7. Toilet paper, plunger, and toilet brush. Buy a 12-pack of toilet paper before you do anything else on this list. Get the plunger and brush at the same store, same trip. You'll need all three within the first 72 hours, guaranteed.
Kitchen — Just Enough to Eat
Day-one cooking is not the time to build a full kitchen. You're trying to make a frozen pizza or scramble two eggs without ordering DoorDash for the fourth time this week. Signal Point apartments come with a dishwasher and stainless steel appliances already installed, so all you're buying is what goes on the stove and in the cabinets.

8. One pot and one pan. A 10–12-inch nonstick skillet and a 3-quart saucepan with a lid. Tramontina sells exactly this two-piece combo. The full 10-piece set can wait until you know you'll actually use it.
9. Dinnerware for two. Two dinner plates, two bowls, two glasses, two mugs. IKEA's 365+ line is cheap, durable, and replaceable piece by piece. If you only buy one set, make it this one — you'll be eating off paper plates within 24 hours otherwise.
10. A chef's knife and cutting board. One sharp 8-inch chef's knife (Victorinox Fibrox is the chef-approved cheap pick) and a single plastic cutting board. Skip the 15-piece block set — you don't need it tonight, and probably not ever.
11. A coffee maker or electric kettle. Pick your morning. A basic Mr. Coffee drip machine works for drip coffee; an electric kettle handles tea, instant coffee, or pour-over. You will regret skipping this when you wake up at 6am in a new apartment with no caffeine.
Boring But Non-Negotiable
These last two are the ones every first-time renter forgets and every experienced renter buys first.
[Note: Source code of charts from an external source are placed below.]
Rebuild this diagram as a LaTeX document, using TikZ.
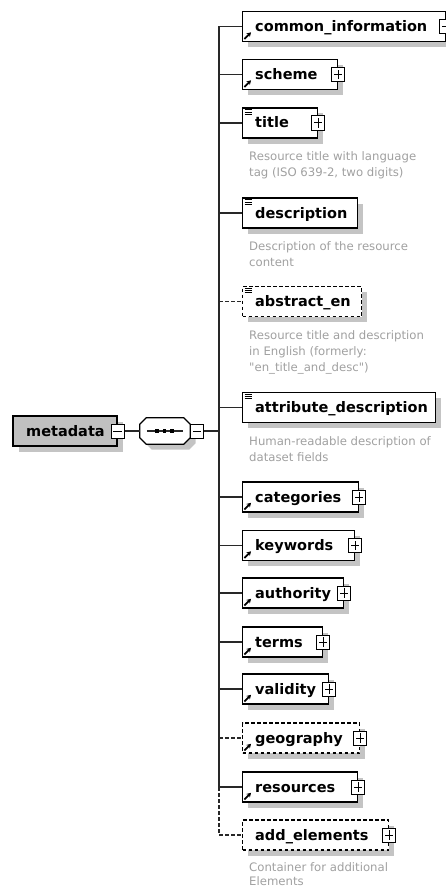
\documentclass[tikz,border=0pt]{standalone}
\usepackage{fontspec}
\setmainfont{DejaVu Sans}
\usetikzlibrary{shadows,arrows.meta}
\definecolor{shade}{RGB}{196,196,196}
\definecolor{mfill}{RGB}{192,192,192}
\definecolor{desc}{RGB}{160,160,160}
\definecolor{conn}{RGB}{40,40,40}
\newcommand\docicon[1]{\foreach \d in {2.5,4.6,6.7} \draw[line width=0.8pt] ([xshift=2.5pt,yshift=-\d pt]#1.north west) -- ++(7pt,0pt);}
\newcommand\refarrow[1]{\draw[line width=1.8pt,-{Stealth[length=4.2pt,width=5pt]}] ([xshift=2.4pt,yshift=3.2pt]#1.south west) -- ++(6.6pt,6.6pt);}
\begin{document}
\begin{tikzpicture}[x=1pt,y=-1pt,
  shad/.style={drop shadow={shadow xshift=5.5pt,shadow yshift=-5.5pt,fill=shade,opacity=1}},
  elem/.style={draw=black,line width=1.25pt,fill=white,minimum height=30pt,inner sep=0,anchor=west,shad},
  opt/.style={dash pattern=on 3.5pt off 2.5pt},
  cn/.style={draw=conn,line width=1.2pt},
  lbl/.style={font=\fontsize{14.5}{16}\selectfont\bfseries,anchor=base west,inner sep=0},
  note/.style={font=\fontsize{11.7}{14}\selectfont,text=desc,anchor=base west,inner sep=0},
  pm/.style={draw=black,fill=white,line width=1pt,minimum width=13pt,minimum height=14pt,inner sep=0},
  plusbox/.style={pm,path picture={\draw[line width=1pt]
     ([xshift=-4.2pt]path picture bounding box.center) -- ([xshift=4.2pt]path picture bounding box.center)
     ([yshift=-4.6pt]path picture bounding box.center) -- ([yshift=4.6pt]path picture bounding box.center);}},
  minusbox/.style={pm,path picture={\draw[line width=1pt]
     ([xshift=-4.2pt]path picture bounding box.center) -- ([xshift=4.2pt]path picture bounding box.center);}}
]
\useasboundingbox (0,0) rectangle (446,888);

% root element
\node[elem,fill=mfill,minimum width=104pt,anchor=center] (md) at (65,431) {};
\node[lbl] (mdL) at (26,436) {metadata};
\node[minusbox] (mdM) at (md.east) {};

% sequence compositor
\node[minimum width=50pt,minimum height=26pt,inner sep=0] (seq) at (165,431) {};
\draw[draw=black,line width=1.25pt,fill=white,shad]
  ([xshift=6.5pt]seq.north west) -- ([xshift=-6.5pt]seq.north east) -- ([yshift=-6.5pt]seq.north east)
  -- ([yshift=6.5pt]seq.south east) -- ([xshift=-6.5pt]seq.south east) -- ([xshift=6.5pt]seq.south west)
  -- ([yshift=6.5pt]seq.south west) -- ([yshift=-6.5pt]seq.north west) -- cycle;
\draw[cn] ([xshift=7pt]seq.west) -- ([xshift=-7pt]seq.east);
\foreach \dx in {-8,-0.5,7}
  \fill[black] ([xshift=\dx pt-1.8pt,yshift=-1.8pt]seq.center) rectangle ++(3.6pt,3.6pt);
\node[minusbox,anchor=west] (seqM) at (seq.east) {};
\draw[cn] (mdM.east) -- (seq.west);
\coordinate (bus) at (219,431);
\draw[cn] (seqM.east) -- (bus);

% children
\node[elem,minimum width=203pt] (ci) at (242,26.5) {};
\node[lbl] (ciL) at (255,31.5) {common\_information};
\node[plusbox] (ciP) at (ci.east) {};
\refarrow{ci}

\node[elem,minimum width=95pt] (sc) at (242,74.5) {};
\node[lbl] (scL) at (255,79.5) {scheme};
\node[plusbox] (scP) at (sc.east) {};
\refarrow{sc}

\node[elem,minimum width=75pt] (ti) at (242,123) {};
\node[lbl] (tiL) at (255,128) {title};
\node[plusbox] (tiP) at (ti.east) {};
\docicon{ti}
\node[note] (tiN1) at (249,160) {Resource title with language};
\node[note] (tiN2) at (249,176) {tag (ISO 639-2, two digits)};

\node[elem,minimum width=115pt] (de) at (242,213) {};
\node[lbl] (deL) at (255,218) {description};
\docicon{de}
\node[note] (deN1) at (249,250) {Description of the resource};
\node[note] (deN2) at (249,266) {content};

\node[elem,opt,minimum width=119pt] (ab) at (242,301.5) {};
\node[lbl] (abL) at (255,306.5) {abstract\_en};
\docicon{ab}
\node[note] (abN1) at (249,339.5) {Resource title and description};
\node[note] (abN2) at (249,355.5) {in English (formerly:};
\node[note] (abN3) at (249,371) {\textquotedbl en\_title\_and\_desc\textquotedbl)};

\node[elem,minimum width=193pt] (at) at (242,407.5) {};
\node[lbl] (atL) at (255,412.5) {attribute\_description};
\docicon{at}
\node[note] (atN1) at (249,445) {Human-readable description of};
\node[note] (atN2) at (249,461) {dataset fields};

\node[elem,minimum width=116pt] (ca) at (242,497) {};
\node[lbl] (caL) at (255,502) {categories};
\node[plusbox] (caP) at (ca.east) {};
\refarrow{ca}

\node[elem,minimum width=112pt] (kw) at (242,545.5) {};
\node[lbl] (kwL) at (255,550.5) {keywords};
\node[plusbox] (kwP) at (kw.east) {};
\refarrow{kw}

\node[elem,minimum width=101pt] (au) at (242,593) {};
\node[lbl] (auL) at (255,598) {authority};
\node[plusbox] (auP) at (au.east) {};
\refarrow{au}

\node[elem,minimum width=80pt] (te) at (242,642) {};
\node[lbl] (teL) at (255,647) {terms};
\node[plusbox] (teP) at (te.east) {};
\refarrow{te}

\node[elem,minimum width=86pt] (va) at (242,689) {};
\node[lbl] (vaL) at (255,694) {validity};
\node[plusbox] (vaP) at (va.east) {};
\refarrow{va}

\node[elem,opt,minimum width=117pt] (ge) at (242,738) {};
\node[lbl] (geL) at (255,743) {geography};
\node[plusbox] (geP) at (ge.east) {};
\refarrow{ge}

\node[elem,minimum width=115pt] (re) at (242,787) {};
\node[lbl] (reL) at (255,792) {resources};
\node[plusbox] (reP) at (re.east) {};
\refarrow{re}

\node[elem,opt,minimum width=146pt] (ad) at (242,835) {};
\node[lbl] (adL) at (255,840) {add\_elements};
\node[plusbox] (adP) at (ad.east) {};
\node[note] (adN1) at (249,871) {Container for additional};
\node[note] (adN2) at (249,885.5) {Elements};

% bus lines
\draw[cn] (bus |- ci.west) -- (bus |- re.west);
\draw[cn,opt] (bus |- re.west) |- (ad.west);
\foreach \n in {ci,sc,ti,de,at,ca,kw,au,te,va,re}
  \draw[cn] (bus |- \n.west) -- (\n.west);
\foreach \n in {ab,ge}
  \draw[cn,opt] (bus |- \n.west) -- (\n.west);
\end{tikzpicture}
\end{document}
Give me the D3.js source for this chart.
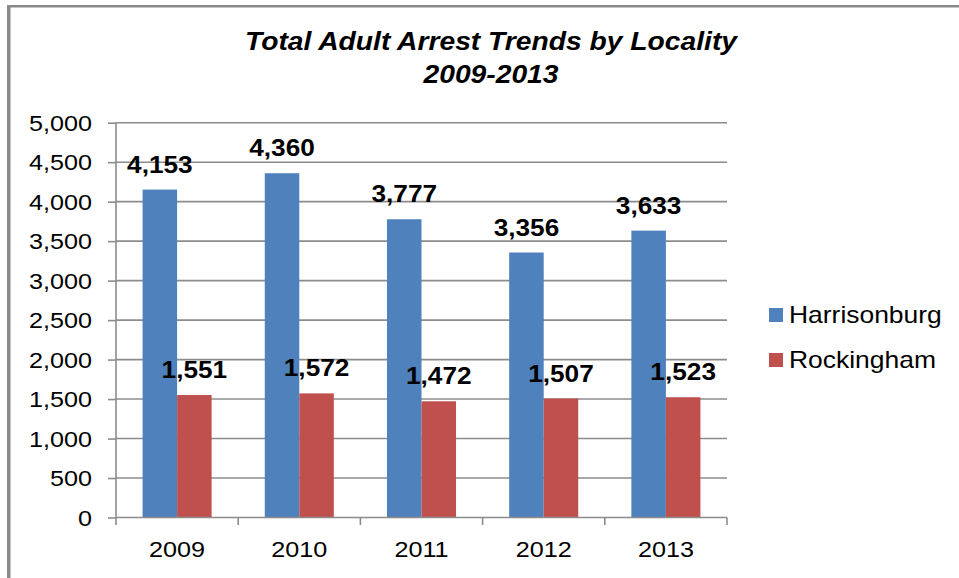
<!DOCTYPE html>
<html>
<head>
<meta charset="utf-8">
<script src="https://cdn.jsdelivr.net/npm/d3@7"></script>
<style>
  html, body { margin: 0; padding: 0; background: #fff; }
  svg { display: block; font-family: Arial, "Liberation Sans", sans-serif; }
</style>
</head>
<body>
<svg id="chart" width="959" height="578"></svg>
<script>
// Adult arrests per year, by locality
const years = ["2009", "2010", "2011", "2012", "2013"];
const seriesNames = ["Harrisonburg", "Rockingham"];
const harrisonburg = [4153, 4360, 3777, 3356, 3633];
const rockingham = [1551, 1572, 1472, 1507, 1523];
const yTicks = [0, 500, 1000, 1500, 2000, 2500, 3000, 3500, 4000, 4500, 5000];
const colors = ["#4F81BD", "#C0504D"];

const svg = d3.select("#chart");
const W = 959, H = 578;
const plot = { left: 116, right: 727, top: 122.7, bottom: 517.5 };

const x = d3.scaleBand().domain(years).range([plot.left, plot.right]).paddingInner(0).paddingOuter(0);
const inner = d3.scaleBand().domain(seriesNames).range([0, x.bandwidth()]).paddingInner(0).paddingOuter(0.77);
const y = d3.scaleLinear().domain([0, 5000]).range([plot.bottom, plot.top]);
const fmt = d3.format(",");

// helper: text placed with a horizontal stretch
function label(g, tx, ty, str, opts) {
  const sx = opts.sx || 1.14;
  return g.append("text")
    .attr("transform", `translate(${tx},${ty}) scale(${sx},1)`)
    .attr("text-anchor", opts.anchor || "middle")
    .attr("font-size", opts.size)
    .attr("font-weight", opts.weight || "normal")
    .attr("font-style", opts.style || "normal")
    .attr("fill", "#000")
    .text(str);
}

// frame
svg.append("rect").attr("x", 7).attr("y", 5).attr("width", W - 7).attr("height", 2.5).attr("fill", "#8a8a8a");
svg.append("rect").attr("x", 7).attr("y", 5).attr("width", 3.5).attr("height", H - 5).attr("fill", "#8a8a8a");

// title
const tg = svg.append("g");
label(tg, 491, 50, "Total Adult Arrest Trends by Locality", { size: 25, weight: "bold", style: "italic", sx: 1.13 });
label(tg, 491, 83, "2009-2013", { size: 25, weight: "bold", style: "italic", sx: 1.13 });

// gridlines + y axis
const yAxis = d3.axisLeft(y).tickValues(yTicks).tickSize(8).tickFormat("");
const gy = svg.append("g").attr("transform", `translate(${plot.left},0)`).call(yAxis);
gy.select(".domain").remove();
gy.selectAll(".tick line").attr("stroke", "#8c8c8c").attr("stroke-width", 1.6);
svg.append("g").selectAll("line.grid").data(yTicks.filter(d => d > 0)).join("line")
  .attr("x1", plot.left).attr("x2", plot.right)
  .attr("y1", d => y(d)).attr("y2", d => y(d))
  .attr("stroke", "#8c8c8c").attr("stroke-width", 1.6);
svg.append("line").attr("x1", plot.left).attr("x2", plot.left)
  .attr("y1", plot.top).attr("y2", plot.bottom)
  .attr("stroke", "#8c8c8c").attr("stroke-width", 1.6);

const ylab = svg.append("g");
yTicks.forEach(v => label(ylab, 92, y(v) + 8, fmt(v), { size: 22.5, anchor: "end", sx: 1.12 }));

// bars
const data = years.map((yr, i) => ({ year: yr, values: [harrisonburg[i], rockingham[i]] }));
const groups = svg.append("g").selectAll("g").data(data).join("g")
  .attr("transform", d => `translate(${x(d.year)},0)`);
groups.selectAll("rect").data(d => d.values.map((v, k) => ({ name: seriesNames[k], v, k }))).join("rect")
  .attr("x", d => inner(d.name))
  .attr("width", inner.bandwidth())
  .attr("y", d => y(d.v))
  .attr("height", d => y(0) - y(d.v))
  .attr("fill", d => colors[d.k]);

// x axis
svg.append("line").attr("x1", plot.left).attr("x2", plot.right)
  .attr("y1", plot.bottom).attr("y2", plot.bottom)
  .attr("stroke", "#8c8c8c").attr("stroke-width", 1.6);
const bounds = years.map(d => x(d)).concat([x(years[years.length - 1]) + x.bandwidth()]);
svg.append("g").selectAll("line").data(bounds).join("line")
  .attr("x1", d => d).attr("x2", d => d)
  .attr("y1", plot.bottom).attr("y2", plot.bottom + 7.5)
  .attr("stroke", "#8c8c8c").attr("stroke-width", 1.6);
const xlab = svg.append("g");
years.forEach(yr => label(xlab, x(yr) + x.bandwidth() / 2, 557, yr, { size: 22.5, sx: 1.12 }));

// value labels
const vl = svg.append("g");
data.forEach(d => {
  d.values.forEach((v, k) => {
    const cx = x(d.year) + inner(seriesNames[k]) + inner.bandwidth() / 2;
    label(vl, cx, y(v) - 17, fmt(v), { size: 23, weight: "bold" });
  });
});

// legend
const lg = svg.append("g");
seriesNames.forEach((n, k) => {
  const cy = 315 + k * 45;
  lg.append("rect").attr("x", 769).attr("y", cy - 7).attr("width", 14).attr("height", 14).attr("fill", colors[k]);
  label(lg, 789, cy + 8, n, { size: 23, anchor: "start", sx: 1.15 });
});
</script>
</body>
</html>
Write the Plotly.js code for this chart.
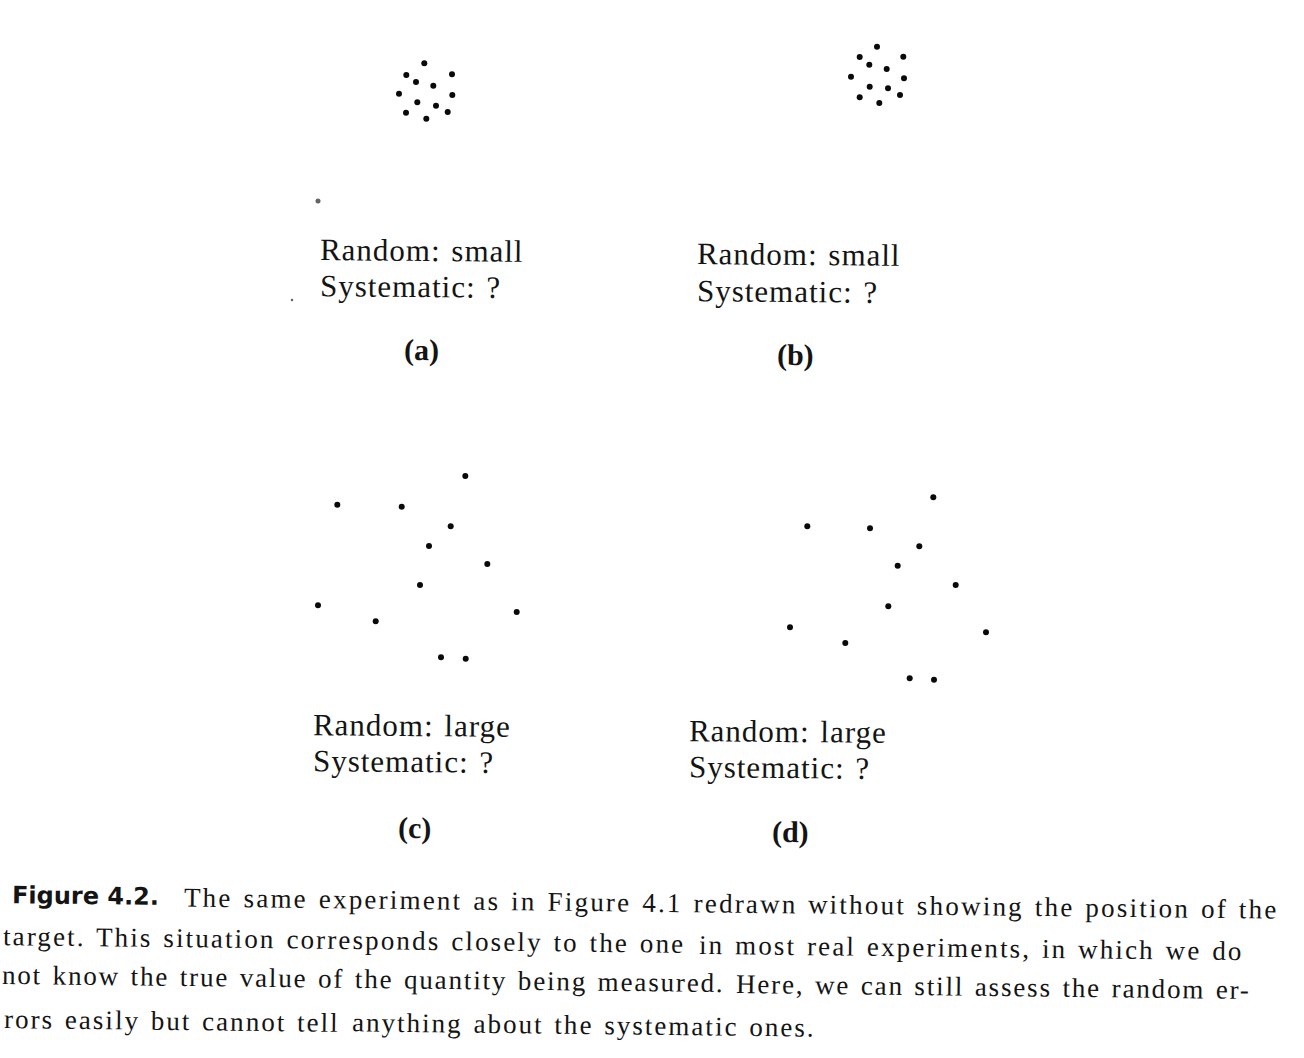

12. Trash cans and trash bags. One 13-gallon can with a lid for the kitchen, one small can for the bathroom. Plus a roll of bags that actually fits the can you bought (this is where most people go wrong). Within four hours of moving in, you will have generated more cardboard than the can can hold — plan for it.
13. A first aid kit and a pack of light bulbs. A pre-built first aid kit from Johnson & Johnson or Adventure Medical covers cuts, headaches, and the inevitable scraped knuckle from assembling IKEA furniture. A spare pack of LED bulbs in your fixtures' wattage means you're not in the dark when one blows on night three. Signal Point's on-site maintenance team will replace bulbs on request, but you'll want one in the drawer for the times you don't want to wait.
What You Can Skip Tonight
A short list of things people panic-buy on day one that genuinely do not need to be in your cart tonight:
A sofa. You can sit on the floor or your bed for one night. Sofas are a 1–3 week purchase, not a day-one purchase — and rushing the decision usually means a mistake you'll live with for years.
A vacuum. Your apartment was professionally cleaned before you moved in. A vacuum becomes urgent around day 4, not day 1.
Decor. Wall art, throw pillows, candles, plants — wait until you've lived in the space for a week and know how the light moves through the room.
A full toolkit. You won't be hanging anything tonight. A toolkit can come on the second shopping trip.
Specialty appliances. Air fryer, stand mixer, espresso machine — these are month-three purchases, not move-in purchases.
If You're Moving Into Signal Point
A few things specific to Signal Point that make first-night setup easier:
Each unit comes with a full appliance package — stainless steel range, refrigerator, dishwasher, microwave, and an in-home washer and dryer — so you don't need to buy or move any of it. Under-cabinet lighting and air conditioning are already installed. Walk-in closets in most floor plans mean you can skip the dresser entirely and just hang your clothes the night you move in.
If you're still looking, you can browse current floor plans, take a virtual tour, or schedule a tour in person. One-, two-, and three-bedroom homes are available in Liberty Lake.
Either way, knock out the 13 items above on a single shopping trip, and the first night in your new apartment won't be the one you remember for the wrong reasons.